(Bloomberg) --Four former engineers at Applied Materials Inc. were charged by the U.S. with trying to steal chip designs from the semiconductor equipment giant to sell them to a Chinese startup, which may fuel fears the world’s second-largest economy is resorting to illegal tactics to break its dependence on chip imports.
Liang Chen, Donald Olgado, Wei-Yung Hsu and Robert Ewald are accused of downloading data from Applied’s internal engineering database, including more than 16,000 drawings, and plotting to lure investors to fund a U.S. and China-based startup that would compete with their former employer, prosecutors said Wednesday in a statement. The stolen specs detailed Applied’s processes for high-volume manufacturing of chips used to light and electrify flat-screen TVs and smartphones.

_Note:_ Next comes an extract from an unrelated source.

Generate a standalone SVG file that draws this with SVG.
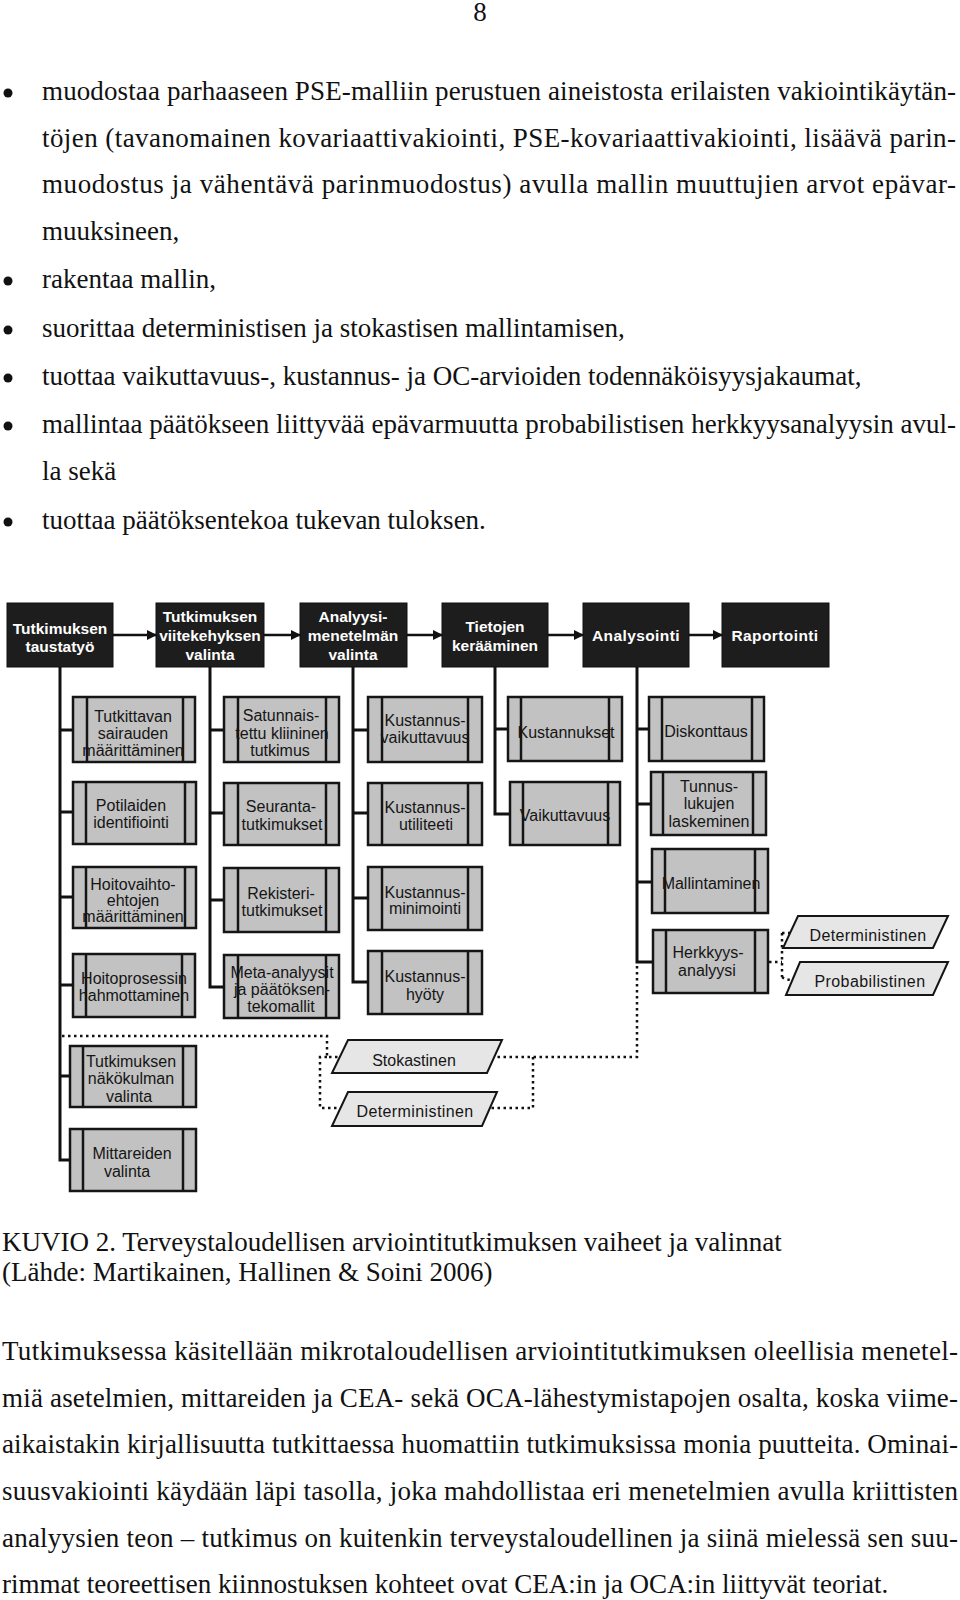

If convicted, the four face as long as 10 years in federal prison for each of 11 counts of possessing stolen trade secrets. They’re scheduled to be arraigned on Dec. 15 in San Jose, California.
“Applied Materials vigorously safeguards its intellectual property from theft or unlawful use," a spokesman for the company said in a statement. “We support the legal action in this criminal case to ensure that anyone who obtained our trade secrets illegally is brought to justice. We cannot comment further on pending legal actions.”
Contact information wasn’t immediately available for attorneys for the four men.
Applied plays a pivotal role in the chip industry as the largest supplier of the machinery needed to manufacture the vital electronics components. Much of the expertise and intellectual property value that chip companies have is derived from their mastery of the process technology that goes into producing chips, something that’s becoming increasingly harder as the limits of conventional materials like silicon are reached.
China is the largest consumer of semiconductors as an end market and very little of that demand is met by domestic companies. The government of the world’s most populous country is budgeting billions to build a local industry. Attempts to acquire U.S. chip companies by China-related entities have been blocked by regulators.
There are no Chinese companies in the list of the world’s top semiconductor makers. While plants are increasingly being located in China, they’re owned by companies from other countries. China’s imports of chips have periodically exceeded the value of its spending on oil, according to Sanford C. Bernstein & Co. research.
Counterfeit goods, pirated software and theft of trade secrets cost the U.S. economy as much as $600 billion a year, according to a 2017 study by the Commission on the Theft of American Intellectual Property. It alleges China is the world’s No. 1 “IP infringer” and the source of almost 90 percent of counterfeit goods entering the U.S. China’s IP practices are a barrier for U.S. companies to invest and access consumer markets.
“China continues to obtain American IP from U.S. companies operating inside China, from entities elsewhere in the world, and of course from the United States directly through conventional as well as cyber means," according to the commission’s report.
The alleged criminal scheme that netted the four former engineers is tied to the complex process of growing crystalline layers on chips called metal organic chemical vapor deposition, technology developed by Applied after “years of research and testing, and millions of dollars in investment,” according to the indictment. Applied’s “Paragon” project led to the development of a consumer product called NLighten, which the engineers allegedly tried to replicate and build on.
Sometime while they worker together at Applied from July 2000 to December 2012, the four employees conspired to steal the MOCVD technology and use it to create a competing company called Envision, according to prosecutors. Using their personal email accounts to detail plans, they allegedly tasked lower-level employees with helping them download confidential material, then stored it on a Google drive account, while physically removing the MOCVD technology from Applied’s offices in Santa Clara, California.
Late in 2012, they attempted to recruit investors to fund Envision in both the U.S. and China, according to the indictment. Prosecutors cite an email in which Olgado shared with his co-conspirators the need to keep their project “under wraps,” especially among prospective investors who’d independently identified the source of their technology.
The charging papers don’t detail the value of the theft or the amount the engineers sought in funding.
In the final days of President Barack Obama’s term, his administration warned that China’s push to develop its domestic semiconductor technology threatened to harm U.S. chipmakers and put America’s national security at risk. A Chinese dominated semiconductor industry threatens both American military and economic security, according to the report.
China’s goal to achieve a leadership position in semiconductor design and manufacturing, in part by spending $150 billion over a 10-year period, requires an effective response to maintain U.S. competitiveness in the industry, according to the report.
“We found that Chinese policies are distorting markets in ways that undermine innovation, subtract from U.S. market share, and put U.S. national security at risk," according to the report. “’Only by continuing to innovate at the cutting edge will the United States be able to mitigate the threat posed by Chinese industrial policy and strengthen the U.S. economy.”
The case is U.S. v. Chen, 17-cr-00603, U.S. District Court, Northern District of California (San Francisco).